Weaving, as V, does manage to conjure a little layering out of the diarrhetic script - his laughably verbose monologues are delivered with a manic energy that suggests that perhaps Weaving understands his character to be more than a little unbalanced. There is also a charmingly intriguing scene wherein Evey catches V shadow fencing with a dummy while watching his favorite movie, "The Count of Monte Cristo." For a fleetng moment, we are allowed a glimpse of the more childish side of V's psyche, one that hints at an unrealistic, Hollywood-inspired view of morality and heroism. But McTeigue and the W's refuse to give him much room to play with the notion, quickly turning the scene into a cute bonding session for V and Evey, with romantic overtones. Then it's back to repeatedly reminding us that the government is a Big, Bad, Meanie, torturing homosexuals and censuring art and religious tomes.
The pivotal boom-boom scenes - wherein V blows up places like the House of Parliament - are presented as beautiful affairs, complete with fireworks, classical music, and, in the grand finale, a horde of masked V-followers, many of them good-guy characters who met their untimely demise at the hands of the government, watching blissfully. There is no depiction of anyone who might have been killed in the explosions, and whenever V shows up to kill some nasty G-men, it's depicted in a burst of herioc fanfare, with the usual 3 Stooge-esquely comedic crumpling of dozens of Fingermen (the treacherous henchmen that troll London's streets, terrorizing anyone out after curfew in the name of public safety) with ninja-like swiftness and some natty one-liner (or ten-liner - did I mention the guy talks WAY too much?).

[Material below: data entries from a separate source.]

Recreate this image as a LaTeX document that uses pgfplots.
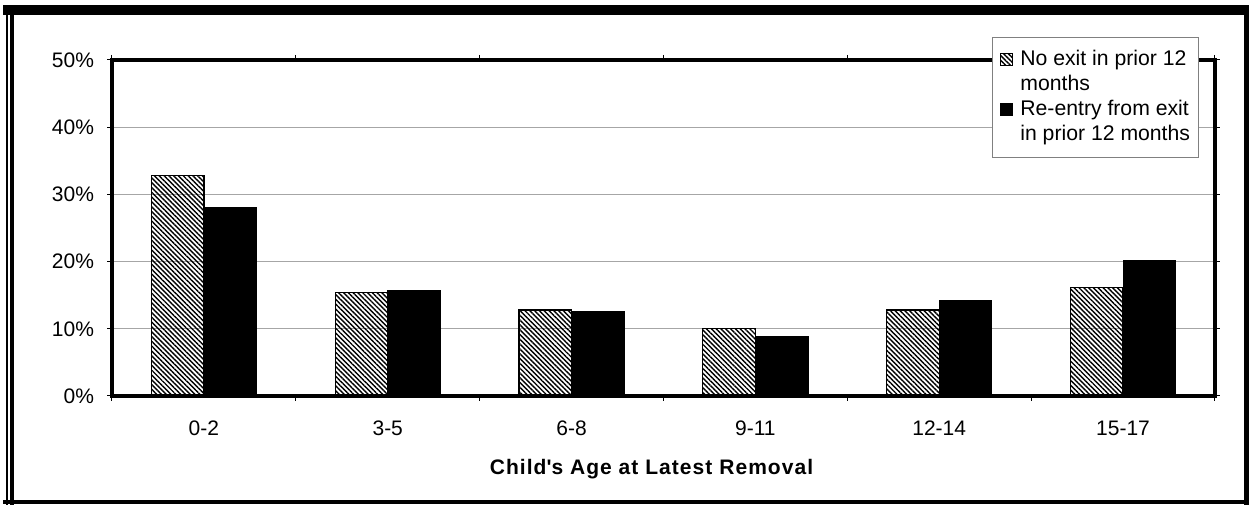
\documentclass[border=0pt]{standalone}
\usepackage{pgfplots}
\pgfplotsset{compat=1.18}
\usepackage{fontspec}
\setmainfont{Liberation Sans}
\newfontfamily\spaced[LetterSpace=5]{Liberation Sans}
\usetikzlibrary{patterns.meta}
\begin{document}
\begin{tikzpicture}
\useasboundingbox (0,0) rectangle (624.5pt,253.5pt);
% outer frame
\draw[line width=0.6pt] (3.5pt,1pt) -- (3.5pt,251pt);
\draw[line width=2pt] (6pt,1pt) -- (6pt,251pt);
\fill[black] (1.5pt,246pt) rectangle (624.5pt,251pt);
\draw[line width=2.5pt] (623pt,1pt) -- (623pt,251pt);
\draw[line width=2pt] (1.5pt,2.5pt) -- (624.5pt,2.5pt);
\begin{axis}[
  at={(56pt,55.5pt)}, anchor=south west,
  scale only axis, width=551.5pt, height=168pt,
  ybar=0pt, bar width=26.3pt,
  xmin=-0.5, xmax=5.5, ymin=0, ymax=50,
  xtick={-0.5,0.5,1.5,2.5,3.5,4.5,5.5},
  x tick label as interval,
  xticklabels={0-2,3-5,6-8,9-11,12-14,15-17},
  ytick={0,10,20,30,40,50},
  yticklabels={0\%,10\%,20\%,30\%,40\%,50\%},
  ymajorgrids, grid style={gray!70, line width=0.6pt},
  axis line style={line width=1.8pt},
  tick style={black, line width=0.5pt},
  tick align=outside, major tick length=2.5pt,
  xticklabel style={yshift=-6.5pt},
  yticklabel style={xshift=-3pt},
  font=\fontsize{10.5}{12.5}\selectfont,
  xlabel={\spaced\bfseries Child\textquotesingle s Age at Latest Removal},
  xlabel style={yshift=-5pt, xshift=-6pt},
  legend style={at={(0.7978,1.0685)}, anchor=north west, draw=gray, fill=white,
    font=\fontsize{10.6}{12.8}\selectfont,
    nodes={text height=8pt, text depth=2.5pt, inner ysep=1pt},
    inner xsep=2pt, inner ysep=5pt, row sep=0pt},
  legend cell align=left,
  legend image code/.code={\path[draw=none,fill=none,pattern=none] (-1pt,0pt) -- (9pt,0pt);\draw[#1] (1pt,-3pt) rectangle (7pt,3pt);},
]
\addplot[bar shift=-13.15pt, draw=black, line width=0.6pt, pattern={Lines[angle=-45,distance=1.7pt,line width=0.7pt]}]
  coordinates {(0,32.8) (1,15.4) (2,12.8) (3,10.1) (4,12.8) (5,16.1)};
\addlegendentry{No exit in prior 12}
\addlegendimage{empty legend}
\addlegendentry{months}
\addplot[bar shift=13.15pt, draw=black, fill=black]
  coordinates {(0,28.0) (1,15.7) (2,12.6) (3,8.8) (4,14.2) (5,20.2)};
\addlegendentry{Re-entry from exit}
\addlegendimage{empty legend}
\addlegendentry{in prior 12 months}
\end{axis}
\end{tikzpicture}
\end{document}
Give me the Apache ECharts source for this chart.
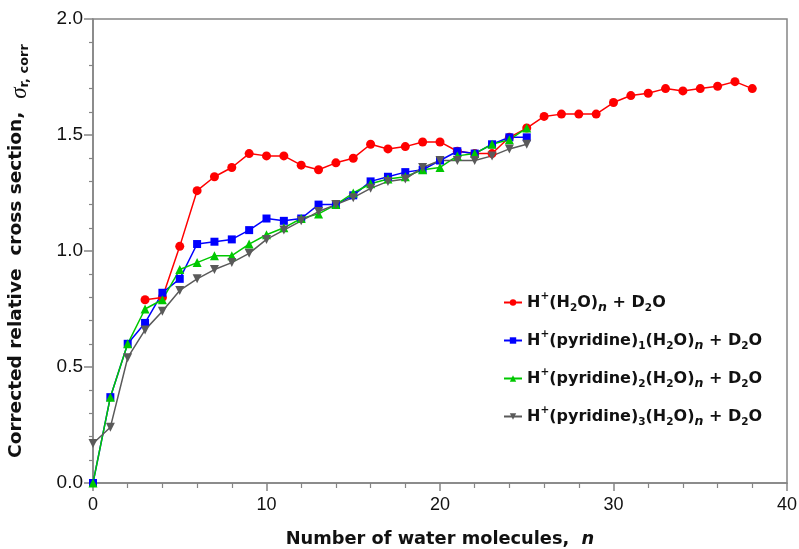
<!DOCTYPE html>
<html><head><meta charset="utf-8">
<script src="https://cdn.jsdelivr.net/npm/echarts@6/dist/echarts.min.js"></script>
<style>html,body{margin:0;padding:0;background:#fff}#c{width:799px;height:549px}</style>
</head><body><div id="c"></div>
<script>
var waterN = [3,4,5,6,7,8,9,10,11,12,13,14,15,16,17,18,19,20,21,22,23,24,25,26,27,28,29,30,31,32,33,34,35,36,37,38];
var waterVals = [0.79,0.80,1.02,1.26,1.32,1.36,1.42,1.41,1.41,1.37,1.35,1.38,1.40,1.46,1.44,1.45,1.47,1.47,1.43,1.42,1.42,1.49,1.53,1.58,1.59,1.59,1.59,1.64,1.67,1.68,1.70,1.69,1.70,1.71,1.73,1.70];
var pyrN = [0,1,2,3,4,5,6,7,8,9,10,11,12,13,14,15,16,17,18,19,20,21,22,23,24,25];
var pyr1Vals = [0.00,0.37,0.60,0.69,0.82,0.88,1.03,1.04,1.05,1.09,1.14,1.13,1.14,1.20,1.20,1.24,1.30,1.32,1.34,1.35,1.39,1.43,1.42,1.46,1.49,1.49];
var pyr2Vals = [0.00,0.37,0.60,0.75,0.79,0.92,0.95,0.98,0.98,1.03,1.07,1.10,1.14,1.16,1.20,1.25,1.29,1.31,1.32,1.35,1.36,1.41,1.42,1.46,1.48,1.53];
var pyr3Vals = [0.17,0.24,0.54,0.66,0.74,0.83,0.88,0.92,0.95,0.99,1.05,1.09,1.13,1.17,1.20,1.23,1.27,1.30,1.31,1.36,1.39,1.39,1.39,1.41,1.44,1.46];
var seriesNames = ['H+(H2O)n + D2O','H+(pyridine)1(H2O)n + D2O','H+(pyridine)2(H2O)n + D2O','H+(pyridine)3(H2O)n + D2O'];
var legendRich = [
  '{b|H}{sup|+}{b|(H}{sub|2}{b|O)}{subi|n}{b| + D}{sub|2}{b|O}',
  '{b|H}{sup|+}{b|(pyridine)}{sub|1}{b|(H}{sub|2}{b|O)}{subi|n}{b| + D}{sub|2}{b|O}',
  '{b|H}{sup|+}{b|(pyridine)}{sub|2}{b|(H}{sub|2}{b|O)}{subi|n}{b| + D}{sub|2}{b|O}',
  '{b|H}{sup|+}{b|(pyridine)}{sub|3}{b|(H}{sub|2}{b|O)}{subi|n}{b| + D}{sub|2}{b|O}'
];
var xTitle = 'Number of water molecules,  ';
var yTitle = 'Corrected relative  cross section,  ';

function pairs(xs, ys){ return xs.map(function(x,i){ return [x, ys[i]]; }); }

var FF = '"Liberation Sans", Arial, sans-serif';
var FB = '"DejaVu Sans", "Liberation Sans", sans-serif';
var chart = echarts.init(document.getElementById('c'), null, {renderer:'canvas'});
var axisCol = '#858585';
function mk(name, data, color, symbol, size, rot){
  return {name:name, type:'line', data:data, symbol:symbol, symbolSize:size, symbolRotate:rot||0,
    lineStyle:{color:color, width:1.5}, itemStyle:{color:color}, animation:false, z:2};
}
chart.setOption({
  animation:false,
  grid:{left:93, right:12, top:19, bottom:66, outerBoundsMode:'none', containLabel:false, show:true, borderColor:axisCol, borderWidth:1.5},
  legend:{
    orient:'vertical', left:498, top:286, itemGap:15, itemWidth:18, itemHeight:8,
    data:seriesNames,
    formatter:function(n){ return legendRich[seriesNames.indexOf(n)]; },
    textStyle:{
      rich:{
        b:{fontFamily:FB, fontWeight:'bold', fontSize:16, color:'#111', lineHeight:23},
        sup:{fontFamily:FB, fontWeight:'bold', fontSize:10.5, color:'#111', verticalAlign:'top', lineHeight:23, padding:[0,0,9,0]},
        sub:{fontFamily:FB, fontWeight:'bold', fontSize:10.5, color:'#111', verticalAlign:'bottom', lineHeight:23, padding:[7,0,0,0]},
        subi:{fontFamily:FB, fontWeight:'bold', fontStyle:'italic', fontSize:12.5, color:'#111', verticalAlign:'bottom', lineHeight:23, padding:[6,0,0,0]}
      }
    }
  },
  xAxis:{
    type:'value', min:0, max:40, interval:10,
    name:'{t|'+xTitle+'}{i|n}', nameLocation:'middle', nameGap:47,
    nameTextStyle:{rich:{t:{fontFamily:FB, fontWeight:'bold', fontSize:17.8, color:'#111'}, i:{fontFamily:FB, fontWeight:'bold', fontStyle:'italic', fontSize:17.8, color:'#111'}}},
    axisLine:{lineStyle:{color:axisCol, width:1.5}},
    axisTick:{inside:false, length:8, lineStyle:{color:axisCol, width:1.5}},
    minorTick:{show:true, splitNumber:5, length:5, lineStyle:{color:axisCol, width:1.2}},
    splitLine:{show:false},
    axisLabel:{fontFamily:FF, fontSize:18, color:'#111', margin:13}
  },
  yAxis:{
    type:'value', min:0, max:2, interval:0.5,
    name:'{t|'+yTitle+'}{s|σ}{r|r, corr}', nameLocation:'middle', nameGap:62, nameRotate:90,
    nameTextStyle:{rich:{
      t:{fontFamily:FB, fontWeight:'bold', fontSize:18.5, color:'#111'},
      s:{fontFamily:'"Liberation Serif", serif', fontStyle:'italic', fontSize:23, color:'#111', verticalAlign:'bottom', padding:[6,0,0,0]},
      r:{fontFamily:FB, fontWeight:'bold', fontSize:13, color:'#111', verticalAlign:'bottom', padding:[8,0,0,0]}
    }},
    axisLine:{lineStyle:{color:axisCol, width:1.5}},
    axisTick:{inside:false, length:9, lineStyle:{color:axisCol, width:1.5}},
    minorTick:{show:true, splitNumber:5, length:4, lineStyle:{color:axisCol, width:1.2}},
    splitLine:{show:false},
    axisLabel:{fontFamily:FF, fontSize:19, color:'#111', margin:10, formatter:function(v){return v.toFixed(1);}}
  },
  series:[
    mk(seriesNames[0], pairs(waterN, waterVals), '#ff0000', 'circle', 9),
    mk(seriesNames[1], pairs(pyrN, pyr1Vals), '#0000ff', 'rect', 8),
    mk(seriesNames[2], pairs(pyrN, pyr2Vals), '#00c800', 'triangle', 9),
    mk(seriesNames[3], pairs(pyrN, pyr3Vals), '#5a5a5a', 'triangle', 9, 180)
  ]
});
</script></body></html>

With all of this flash and bombast granted to the title character, the audience is not given much of a chance to question his motives or methods, although Moore made it clear that that was HIS intention all along. It's a shame, because a movie featuring a bombing terrorist as the people's hero could have sparked some quite interestnig dialogue right about now, about the moral issues involved in 9-11, at a time when folks on either side of the debate are becoming shockingly narrow-minded: "Osama is just like Hitler! No, Bush is! No, Osama..." hey, guys, Hitler's dead. And he didn't own any oil factories, or a copy of the Koran. Analogies are great for SATs, but for current events, they tend to oversimplify and mislead - just like V for Vendetta. Want my advice? Go get Alan Moore's graphic novel. I am, 'cause I'm willing to bet the cover price that Moore has more to say than this flimsy film.